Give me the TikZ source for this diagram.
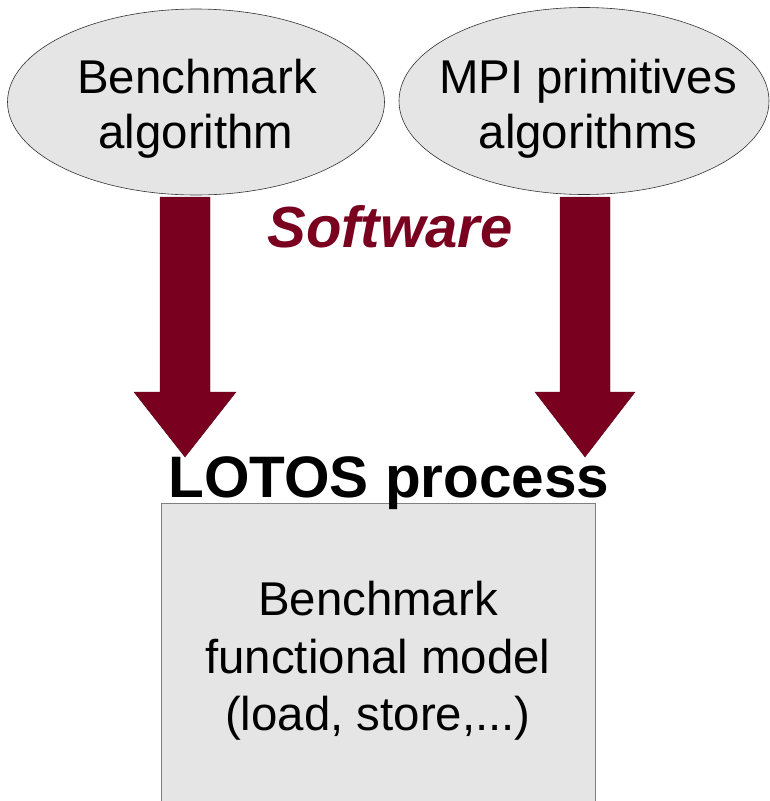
\documentclass[tikz,border=0pt]{standalone}
\usepackage{fontspec}
\setmainfont{Liberation Sans}
\usetikzlibrary{shapes.geometric}
\definecolor{wine}{RGB}{122,0,32}
\definecolor{panel}{RGB}{229,229,229}
\definecolor{rim}{RGB}{128,128,128}
\begin{document}
\begin{tikzpicture}[x=1pt,y=-1pt,
  bubble/.style={ellipse, draw=black!80, line width=0.6pt, fill=panel, inner sep=0pt},
  lbl/.style={anchor=base, inner sep=0pt, font=\fontsize{47.4}{55}\selectfont},
  headline/.style={anchor=base, inner sep=0pt, font=\fontsize{58.5}{66}\selectfont\bfseries},
  modelbox/.style={rectangle, draw=rim, line width=0.8pt, fill=panel, inner sep=0pt},
  blockarrow/.style={fill=wine, draw=wine!70!black, line width=0.4pt, line join=miter}]
\useasboundingbox (0,0) rectangle (770,801);

% source ellipses
\node[bubble, minimum width=377pt, minimum height=186pt] (bench) at (196,102) {};
\node[bubble, minimum width=370pt, minimum height=187pt] (mpi) at (584,101) {};
\node[lbl] (benchA) at (197,93) {Benchmark};
\node[lbl] (benchB) at (196,148) {algorithm};
\node[lbl] (mpiA) at (588,93) {MPI primitives};
\node[lbl] (mpiB) at (588,148) {algorithms};

% block arrows down to the LOTOS process
\coordinate (la) at (185,197);
\coordinate (lb) at (185,457);
\coordinate (ra) at (585,197);
\coordinate (rb) at (585,457);
\draw[blockarrow] (la) ++(-25,0) -- ++(50,0) -- ++(0,195) -- ++(26,0) -- (lb)
  -- ++(-51,-65) -- ++(26,0) -- cycle;
\draw[blockarrow] (ra) ++(-25,0) -- ++(50,0) -- ++(0,195) -- ++(25,0) -- (rb)
  -- ++(-50,-65) -- ++(25,0) -- cycle;

\node[anchor=base, inner sep=0pt, text=wine,
  font=\fontsize{58}{66}\selectfont\bfseries\itshape] (soft) at (390,247) {Software};

% functional model
\node[modelbox, minimum width=434pt, minimum height=310pt, anchor=north west] (model) at (161,503) {};
\node[headline] (lotos) at (389,497) {LOTOS process};
\node[lbl] (mA) at (378,615) {Benchmark};
\node[lbl] (mB) at (378,673) {functional model};
\node[lbl] (mC) at (378,730) {(load, store,...)};
\end{tikzpicture}
\end{document}
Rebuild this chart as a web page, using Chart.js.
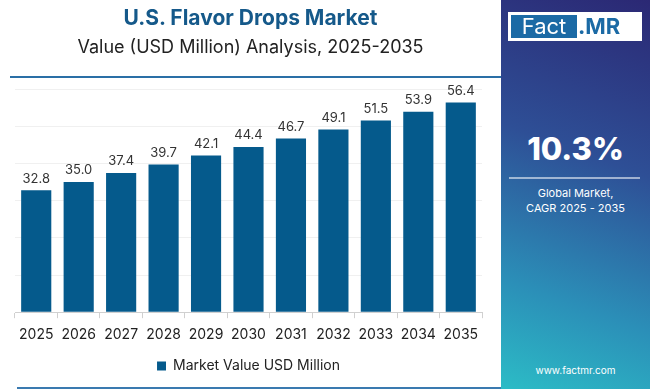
<!DOCTYPE html>
<html lang="en">
<head>
<meta charset="UTF-8">
<title>U.S. Flavor Drops Market</title>
<script src="https://cdn.jsdelivr.net/npm/chart.js"></script>
<style>
   body { margin: 0; width: 650px; height: 389px; overflow: hidden; background: #fff; font-family: "Inter", "Open Sans", sans-serif; }
   .left { position: absolute; left: 0; top: 0; width: 501px; height: 389px; }
   .titulo { position: absolute; left: 0; width: 501px; text-align: center; top: 5px; font-size: 21px; font-weight: 700; color: #15598a; }
   .sub { position: absolute; left: 0; width: 501px; text-align: center; top: 36px; font-size: 18px; color: #222; }
   .linha { position: absolute; left: 10px; width: 491px; top: 76px; height: 2px; background: #2a6fa6; }
   .linhaBaixo { position: absolute; left: 17px; width: 484px; top: 387px; height: 2px; background: #3a7ab0; }
   #grafico { position: absolute; left: 0; top: 0; }
   .painel { position: absolute; left: 501px; top: 0; width: 149px; height: 389px;
      background: linear-gradient(200deg, #2b2874 0%, #2e4f96 40%, #2b8fb8 75%, #2cbcc6 100%); color: #fff; text-align: center; }
   .logo { position: absolute; left: 7px; top: 12px; width: 134px; height: 29px; background: #fff; }
   .logo .fact { position: absolute; left: 3px; top: 3px; width: 66px; height: 23px; background: #1b6aa5; color: #fff; font-size: 22px; line-height: 23px; }
   .logo .mr { position: absolute; left: 70px; top: 3px; font-size: 22px; line-height: 23px; font-weight: 700; color: #1b6aa5; }
   .cagr { position: absolute; left: 0; width: 149px; top: 130px; font-size: 31px; font-weight: 800; }
   .sep { position: absolute; left: 8px; width: 131px; top: 177px; height: 2px; background: rgba(255,255,255,0.55); }
   .desc { position: absolute; left: 0; width: 149px; top: 186px; font-size: 11px; line-height: 15px; }
   .site { position: absolute; left: 0; width: 149px; top: 364px; font-size: 10px; }
</style>
</head>
<body>
   <div class="left">
      <canvas id="grafico" width="501" height="389"></canvas>
      <div class="titulo">U.S. Flavor Drops Market</div>
      <div class="sub">Value (USD Million) Analysis, 2025-2035</div>
      <div class="linha"></div>
      <div class="linhaBaixo"></div>
   </div>
   <div class="painel">
      <div class="logo"><div class="fact">Fact</div><div class="mr">.MR</div></div>
      <div class="cagr">10.3%</div>
      <div class="sep"></div>
      <div class="desc">Global Market,<br>CAGR 2025 - 2035</div>
      <div class="site">www.factmr.com</div>
   </div>
<script>
   const anos = ["2025", "2026", "2027", "2028", "2029", "2030", "2031", "2032", "2033", "2034", "2035"];
   const valores = [32.8, 35.0, 37.4, 39.7, 42.1, 44.4, 46.7, 49.1, 51.5, 53.9, 56.4];
   const serie = "Market Value USD Million";

   // escreve o valor em cima de cada barra
   const rotulos = {
      id: "rotulos",
      afterDatasetsDraw(chart) {
         const ctx = chart.ctx;
         const meta = chart.getDatasetMeta(0);
         ctx.save();
         ctx.font = "13px Inter, sans-serif";
         ctx.fillStyle = "#333";
         ctx.textAlign = "center";
         ctx.textBaseline = "bottom";
         meta.data.forEach(function (barra, i) {
            ctx.fillText(valores[i].toFixed(1), barra.x, barra.y - 5);
         });
         ctx.restore();
      }
   };

   new Chart(document.getElementById("grafico"), {
      type: "bar",
      data: {
         labels: anos,
         datasets: [{
            label: serie,
            data: valores,
            backgroundColor: "#055a8c",
            barPercentage: 0.71,
            categoryPercentage: 1
         }]
      },
      options: {
         responsive: false,
         animation: false,
         layout: { padding: { left: 15, right: 19, top: 89, bottom: 6 } },
         scales: {
            x: {
               grid: { offset: true, drawOnChartArea: false, color: "#d0d0d0", tickLength: 6 },
               border: { color: "#d0d0d0" },
               ticks: { color: "#222", font: { size: 14, family: "Inter" }, padding: 8 }
            },
            y: {
               min: 0,
               max: 60,
               ticks: { display: false, stepSize: 10 },
               grid: { color: "#f0f0f0", drawTicks: false },
               border: { display: false }
            }
         },
         plugins: {
            legend: {
               position: "bottom",
               labels: { color: "#222", font: { size: 14, family: "Inter" }, boxWidth: 9, boxHeight: 9, padding: 8 }
            },
            tooltip: { enabled: false }
         }
      },
      plugins: [rotulos]
   });
</script>
</body>
</html>
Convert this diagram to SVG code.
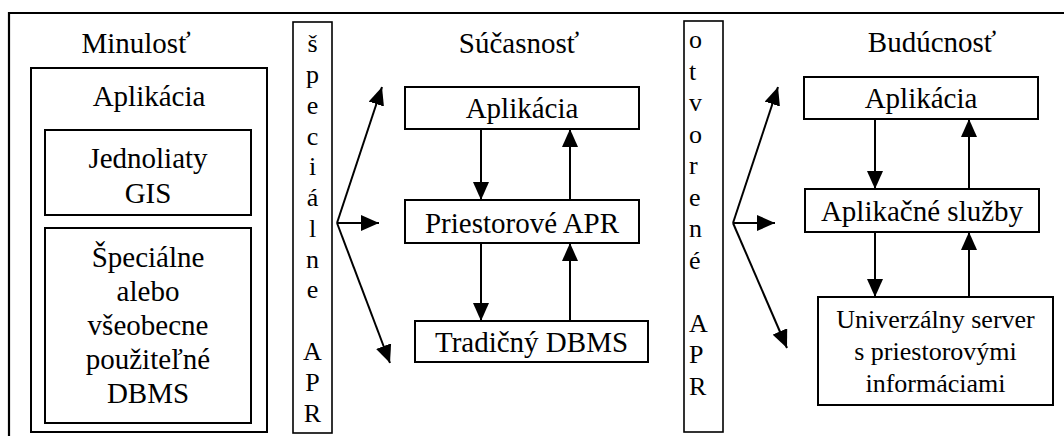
<svg xmlns="http://www.w3.org/2000/svg" width="1064" height="436" viewBox="0 0 1064 436">
  <style>
    text { font-family: "Times New Roman", Times, "Liberation Serif", "DejaVu Serif", serif; fill: #000; }
    .t { font-size: 29px; text-anchor: middle; }
    .s { font-size: 26px; text-anchor: middle; }
    .v { font-size: 26px; }
    .c { text-anchor: middle; }
    .box { fill: #fff; stroke: #000; stroke-width: 2; }
    .bar { fill: #fff; stroke: #000; stroke-width: 1.6; }
    .frame { fill: none; stroke: #000; stroke-width: 2.2; }
    .arrow { fill: none; stroke: #000; stroke-width: 2; marker-end: url(#head); }
  </style>
  <defs>
    <marker id="head" markerUnits="userSpaceOnUse" markerWidth="18" markerHeight="16" refX="18" refY="8" orient="auto">
      <path d="M0,0 L18,8 L0,16 Z" fill="#000"/>
    </marker>
  </defs>
  <rect width="1064" height="436" fill="#fff"/>

  <!-- outer frame (top and left edges) -->
  <path class="frame" d="M9,440 L9,13 L1066,13"/>

  <!-- past -->
  <g id="past">
    <text class="t" x="136" y="53">Minulosť</text>
    <rect class="box" x="31" y="68" width="236" height="364"/>
    <text class="t" x="149" y="106">Aplikácia</text>
    <g id="past-gis">
      <rect class="box" x="45" y="130" width="206" height="85"/>
      <text class="t" x="148" y="168">Jednoliaty</text>
      <text class="t" x="148" y="203">GIS</text>
    </g>
    <g id="past-dbms">
      <rect class="box" x="45" y="228" width="206" height="195"/>
      <text class="t" x="148" y="267">Špeciálne</text>
      <text class="t" x="148" y="301">alebo</text>
      <text class="t" x="148" y="335">všeobecne</text>
      <text class="t" x="148" y="369">použiteľné</text>
      <text class="t" x="148" y="403">DBMS</text>
    </g>
  </g>

  <!-- vertical label: špeciálne APR -->
  <g id="special-apr">
    <rect class="bar" x="293" y="22" width="39" height="411"/>
    <text class="v c" x="312.5" y="52">š</text>
    <text class="v c" x="312.5" y="83">p</text>
    <text class="v c" x="312.5" y="114">e</text>
    <text class="v c" x="312.5" y="145">c</text>
    <text class="v c" x="312.5" y="175">i</text>
    <text class="v c" x="312.5" y="206">á</text>
    <text class="v c" x="312.5" y="237">l</text>
    <text class="v c" x="312.5" y="268">n</text>
    <text class="v c" x="312.5" y="298">e</text>
    <text class="v c" x="312.5" y="360">A</text>
    <text class="v c" x="312.5" y="391">P</text>
    <text class="v c" x="312.5" y="422">R</text>
  </g>

  <!-- present -->
  <g id="present">
    <text class="t" x="519" y="53">Súčasnosť</text>
    <g id="present-app">
      <rect class="box" x="405" y="87" width="234" height="42"/>
      <text class="t" x="522" y="118">Aplikácia</text>
    </g>
    <g id="present-spatial">
      <rect class="box" x="405" y="200" width="234" height="43"/>
      <text class="t" x="522" y="233">Priestorové APR</text>
    </g>
    <g id="present-dbms">
      <rect class="box" x="415" y="321" width="233" height="41"/>
      <text class="t" x="531.5" y="352">Tradičný DBMS</text>
    </g>
  </g>

  <!-- vertical label: otvorené APR -->
  <g id="open-apr">
    <rect class="bar" x="684" y="21" width="39" height="411"/>
    <text class="v" x="689" y="48">o</text>
    <text class="v" x="689" y="79.5">t</text>
    <text class="v" x="689" y="111">v</text>
    <text class="v" x="689" y="142.5">o</text>
    <text class="v" x="689" y="174">r</text>
    <text class="v" x="689" y="205.5">e</text>
    <text class="v" x="689" y="237">n</text>
    <text class="v" x="689" y="268.5">é</text>
    <text class="v" x="689" y="331.5">A</text>
    <text class="v" x="689" y="363">P</text>
    <text class="v" x="689" y="394.5">R</text>
  </g>

  <!-- future -->
  <g id="future">
    <text class="t" x="932" y="52">Budúcnosť</text>
    <g id="future-app">
      <rect class="box" x="804" y="77" width="234" height="42"/>
      <text class="t" x="921" y="108">Aplikácia</text>
    </g>
    <g id="future-services">
      <rect class="box" x="805" y="189" width="234" height="43"/>
      <text class="t" x="922" y="221">Aplikačné služby</text>
    </g>
    <g id="future-server">
      <rect class="box" x="818" y="297" width="235" height="108"/>
      <text class="s" x="935.5" y="328">Univerzálny server</text>
      <text class="s" x="935.5" y="360">s priestorovými</text>
      <text class="s" x="935.5" y="392">informáciami</text>
    </g>
  </g>

  <!-- connectors -->
  <g id="connectors">
    <line class="arrow" x1="337" y1="223" x2="382" y2="87"/>
    <line class="arrow" x1="337" y1="223" x2="379" y2="223"/>
    <line class="arrow" x1="337" y1="223" x2="390" y2="363"/>
    <line class="arrow" x1="481" y1="129" x2="481" y2="200"/>
    <line class="arrow" x1="570" y1="200" x2="570" y2="129"/>
    <line class="arrow" x1="481" y1="243" x2="481" y2="321"/>
    <line class="arrow" x1="570" y1="321" x2="570" y2="243"/>

    <line class="arrow" x1="733" y1="223" x2="778" y2="87"/>
    <line class="arrow" x1="733" y1="223" x2="775" y2="223"/>
    <line class="arrow" x1="733" y1="223" x2="787" y2="348"/>
    <line class="arrow" x1="875" y1="119" x2="875" y2="189"/>
    <line class="arrow" x1="969" y1="189" x2="969" y2="119"/>
    <line class="arrow" x1="875" y1="232" x2="875" y2="297"/>
    <line class="arrow" x1="969" y1="297" x2="969" y2="232"/>
  </g>
</svg>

◇ ◇ ◇ ◇

Omitting all pictures, restate exactly the lines of the material from its start through the line that contains "-- ++(-50,-65) -- ++(25,0) -- cycle;".

• Solution to the exercise:
Give me the TikZ source for this diagram.
\documentclass[tikz,border=0pt]{standalone}
\usepackage{fontspec}
\setmainfont{Liberation Sans}
\usetikzlibrary{shapes.geometric}
\definecolor{wine}{RGB}{122,0,32}
\definecolor{panel}{RGB}{229,229,229}
\definecolor{rim}{RGB}{128,128,128}
\begin{document}
\begin{tikzpicture}[x=1pt,y=-1pt,
  bubble/.style={ellipse, draw=black!80, line width=0.6pt, fill=panel, inner sep=0pt},
  lbl/.style={anchor=base, inner sep=0pt, font=\fontsize{47.4}{55}\selectfont},
  headline/.style={anchor=base, inner sep=0pt, font=\fontsize{58.5}{66}\selectfont\bfseries},
  modelbox/.style={rectangle, draw=rim, line width=0.8pt, fill=panel, inner sep=0pt},
  blockarrow/.style={fill=wine, draw=wine!70!black, line width=0.4pt, line join=miter}]
\useasboundingbox (0,0) rectangle (770,801);

% source ellipses
\node[bubble, minimum width=377pt, minimum height=186pt] (bench) at (196,102) {};
\node[bubble, minimum width=370pt, minimum height=187pt] (mpi) at (584,101) {};
\node[lbl] (benchA) at (197,93) {Benchmark};
\node[lbl] (benchB) at (196,148) {algorithm};
\node[lbl] (mpiA) at (588,93) {MPI primitives};
\node[lbl] (mpiB) at (588,148) {algorithms};

% block arrows down to the LOTOS process
\coordinate (la) at (185,197);
\coordinate (lb) at (185,457);
\coordinate (ra) at (585,197);
\coordinate (rb) at (585,457);
\draw[blockarrow] (la) ++(-25,0) -- ++(50,0) -- ++(0,195) -- ++(26,0) -- (lb)
  -- ++(-51,-65) -- ++(26,0) -- cycle;
\draw[blockarrow] (ra) ++(-25,0) -- ++(50,0) -- ++(0,195) -- ++(25,0) -- (rb)
  -- ++(-50,-65) -- ++(25,0) -- cycle;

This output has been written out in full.